The judiciary of Bahrain is a system of three courts that interpret and apply the laws of the Kingdom of Bahrain. The three courts are the Civil Courts, Sharia Courts, and Criminal Courts. Civil Courts have jurisdiction to adjudicate all commercial, civil, and administrative disputes, as well as disputes related to the personal status and domestic relations of non-Muslims. The Sharia Courts, which apply Sharia law, have jurisdiction over all aspects of the personal status of Muslims. Criminal Courts have the jurisdiction to deal with criminal matters.

Each of these three courts has lower and high courts, whose judges are nominated by the Supreme Judicial Council and appointed by decree by the King of Bahrain. The Supreme Judicial Council, chaired by the King, appoints the members of the Constitutional Court. To secure renewal of these positions, judges may be prone to consider it necessary to take decisions not unfavourable to the wishes or interests of the Government.

==History ==
The first regular court in Bahrain was established in 1922. The judiciary was divided into a civil judiciary and a Shari'at judiciary.

The highest courts are: Court of Cassation (consists of the chairman and 3 judges); Supreme Court of Appeal (consists of the chairman and 3 judges); Constitutional Court (consists of the president and 6 members); High Sharia Court of Appeal (court sittings include the president and at least one judge).

==Court of Cassation==
The Court of Cassation was established in 1989 as a supreme court of appeal. It serves as the final court of appeal for all civil, commercial, and criminal matters. The judges for the court are appointed and removed by royal decree. The current Chief Justice of Bahrain and president of the Court of Cassation is Khalifa bin Rashid Al Khalifa, a cousin of King Hamad and the prime minister, and a member of the Al Khalifa ruling family of Bahrain.

==National Safety Court==
The National Safety Court (محكمة السلامة الوطنية) is a special military court that was set up in March 2011 to try protesters, opposition leaders, rights activists, and people who supported or are perceived as supporting the Bahraini uprising. A military judge presides over the court, along with two civilian judges, all of them appointed by the Bahrain Defence Force commander-in-chief, Marshal Khalifa bin Ahmed Al Khalifa, a cousin of King Hamad and the prime minister, and a member of the Al Khalifa royal family. The cases are prosecuted by the military public prosecutor Colonel Yousef Rashid Flaifel.
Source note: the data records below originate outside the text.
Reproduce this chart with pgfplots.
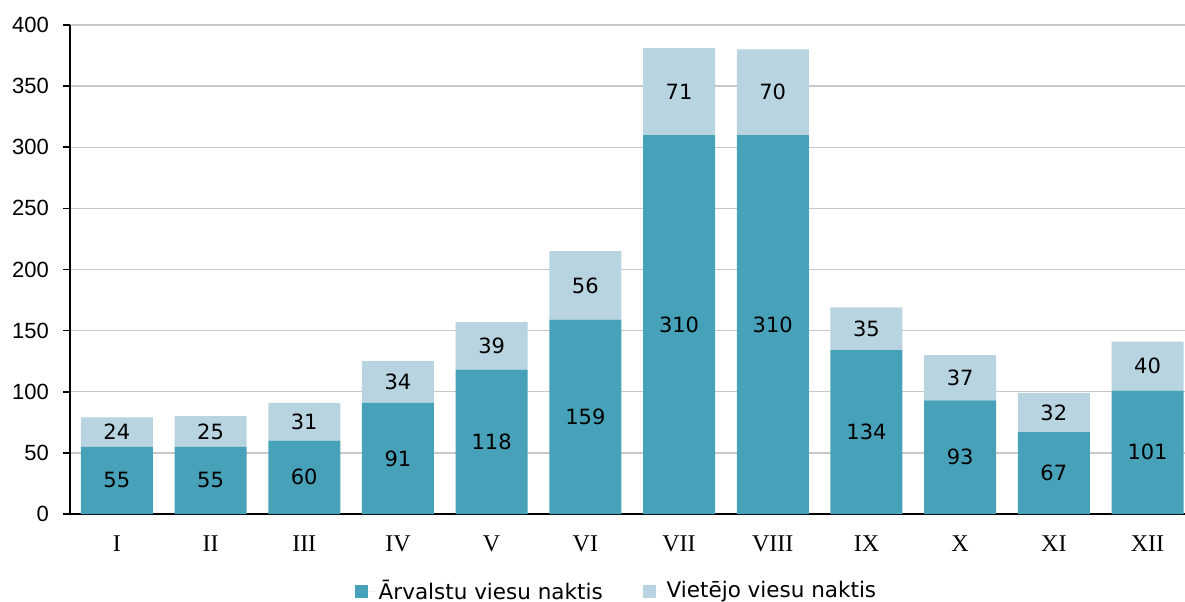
\documentclass[border=0pt]{standalone}
\usepackage{fontspec}
\setmainfont{DejaVu Sans}
\newfontfamily\yfont{Liberation Sans}
\newfontfamily\xfont{Liberation Serif}
\usepackage{pgfplots}
\pgfplotsset{compat=1.18}
\definecolor{darkb}{HTML}{47A1B9}
\definecolor{lightb}{HTML}{B7D4E0}
\definecolor{gridc}{HTML}{C8C8C8}
\begin{document}
\begin{tikzpicture}
\begin{axis}[
  x=46.85pt, y=0.61125pt,
  xmin=-0.5, xmax=11.4, ymin=0, ymax=400,
  ybar stacked, bar width=36pt,
  axis x line*=bottom, axis y line*=left,
  axis line style={line width=0.9pt},
  ytick={0,50,...,400},
  ymajorgrids, grid style={gridc, line width=0.7pt},
  yticklabel style={font=\yfont\fontsize{11}{13}\selectfont, xshift=-3.5pt},
  /pgf/number format/assume math mode=true,
  xtick={0,...,11},
  xticklabels={I,II,III,IV,V,VI,VII,VIII,IX,X,XI,XII},
  xticklabel style={font=\xfont\fontsize{12}{14}\selectfont, yshift=-4pt},
  x tick style={draw=none},
  y tick style={black, line width=0.8pt},
  tick align=outside, major tick length=3.5pt,
  extra x ticks={-0.5,0.5,...,10.5},
  extra x tick labels={},
  extra x tick style={grid=none, tick style={draw=black, line width=0.7pt}, major tick length=3.5pt},
  nodes near coords,
  every node near coord/.append style={font=\fontsize{10.5}{12}\selectfont, anchor=center},
  legend style={at={(axis description cs:0.491,0)}, anchor=center, yshift=-38.5pt, draw=none,
    font=\fontsize{10.75}{12}\selectfont, legend columns=2,
    /tikz/every even column/.append style={column sep=18pt}},
  legend image code/.code={\fill[#1] (0pt,-3.25pt) rectangle (6.5pt,3.25pt); \path (0pt,0pt) -- (10pt,0pt);},
]
\addplot[fill=darkb, draw=none] coordinates {(0,55) (1,55) (2,60) (3,91) (4,118) (5,159) (6,310) (7,310) (8,134) (9,93) (10,67) (11,101)};
\addplot[fill=lightb, draw=none] coordinates {(0,24) (1,25) (2,31) (3,34) (4,39) (5,56) (6,71) (7,70) (8,35) (9,37) (10,32) (11,40)};
\legend{Ārvalstu viesu naktis, Vietējo viesu naktis}
\end{axis}
\pgfresetboundingbox
\path (-35pt,-43.5pt) rectangle (557.5pt,257pt);
\end{tikzpicture}
\end{document}
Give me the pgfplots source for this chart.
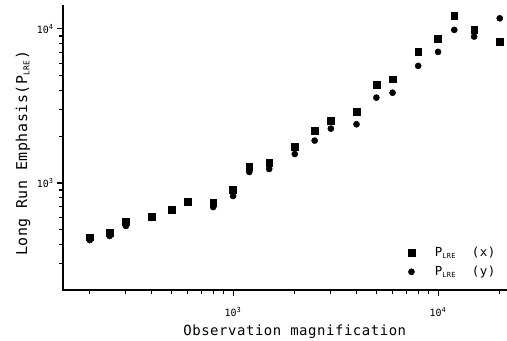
\documentclass[border=0pt]{standalone}
\usepackage{fontspec}
\setmainfont{DejaVu Sans Mono}
\newfontfamily\labfont[LetterSpace=4]{DejaVu Sans Mono}
\usepackage{pgfplots}
\pgfplotsset{compat=1.18}
\begin{document}
\begin{tikzpicture}
\begin{axis}[
  xmode=log, ymode=log,
  scale only axis, width=444bp, height=285bp,
  xmin=148, xmax=21700, ymin=202, ymax=14300,
  clip=false,
  axis line style={draw=none},
  tick align=outside,
  xtick pos=left, ytick pos=left,
  major tick length=6bp,
  tick style={black, line width=1.1pt},
  xtick={1000,10000}, xticklabels={10\textsuperscript{3},10\textsuperscript{4}},
  ytick={1000,10000}, yticklabels={10\textsuperscript{3},10\textsuperscript{4}},
  extra y ticks={300,400,500,600,700,800,900,2000,3000,4000,5000,6000,7000,8000,9000},
  extra y tick labels={},
  extra y tick style={major tick length=4.5bp},
  ticklabel style={font=\fontsize{10}{12}\selectfont},
  xticklabel style={yshift=-8bp},
  xlabel={Observation magnification},
  ylabel={Long Run Emphasis(P\textsubscript{\fontsize{8}{9}\selectfont LRE})},
  label style={font=\labfont\fontsize{14}{16}\selectfont},
  xlabel style={at={(axis description cs:0.522,-0.147)}, anchor=center},
  ylabel style={at={(axis description cs:-0.09,0.479)}, anchor=center, font=\labfont\fontsize{15}{17}\selectfont},
  legend style={draw=none, fill=none, at={(axis description cs:0.77,0.03)}, anchor=south west,
    font=\labfont\fontsize{12.5}{14}\selectfont, row sep=4bp,
    /tikz/every odd column/.append style={column sep=18bp}},
  legend cell align=left,
]
\draw[line width=1.3pt, black] (rel axis cs:0,1) -- (rel axis cs:0,0) -- (rel axis cs:1,0);
\pgfplotsinvokeforeach{200,300,400,500,600,700,800,900,2000,3000,4000,5000,6000,7000,8000,9000,20000}{
  \draw[line width=1.1pt, black] (axis cs:#1,202) -- ([yshift=-4.5bp]axis cs:#1,202);
}
\pgfplotsinvokeforeach{1000,10000}{
  \draw[line width=1.1pt, black] (axis cs:#1,202) -- ([yshift=-6bp]axis cs:#1,202);
}
\addplot[only marks, mark=square*, mark size=3.4, black] coordinates {
(200,445)(250,475)(300,558)(400,601)(500,670)(600,755)(800,741)(1000,901)(1200,1270)(1500,1348)(2000,1713)(2500,2187)(3000,2541)(4000,2891)(5000,4325)(6000,4711)(8000,7127)(10000,8608)(12000,12130)(15000,9857)(20000,8279)
};
\addlegendentry{P\textsubscript{\fontsize{7}{8}\selectfont LRE}\ \ (x)}
\addplot[only marks, mark=*, mark size=3.1, black] coordinates {
(200,426)(250,453)(300,526)(400,593)(500,660)(600,745)(800,698)(1000,823)(1200,1179)(1500,1233)(2000,1542)(2500,1884)(3000,2254)(4000,2405)(5000,3580)(6000,3855)(8000,5754)(10000,7098)(12000,9857)(15000,8918)(20000,11720)
};
\addlegendentry{P\textsubscript{\fontsize{7}{8}\selectfont LRE}\ \ (y)}
\end{axis}
\pgfresetboundingbox
\path ([xshift=-63bp,yshift=-51bp]current axis.south west) rectangle ([yshift=5bp]current axis.north east);
\end{tikzpicture}
\end{document}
The National Safety Court has been heavily criticized by international human rights organizations for trying civilians in a military court and for the lack of transparency and due process. Human Rights Watch has described the court as a "travesty of justice", while Amnesty International has described it as a "sham" and "a parody of justice."

In June 2011, King Hamad announced that all trials related to the protests would be transferred from the National Safety Court to the normal civilian courts. However he backtracked on August 18, issuing a decree which made it clear that the new measures did not apply to all arrested protesters.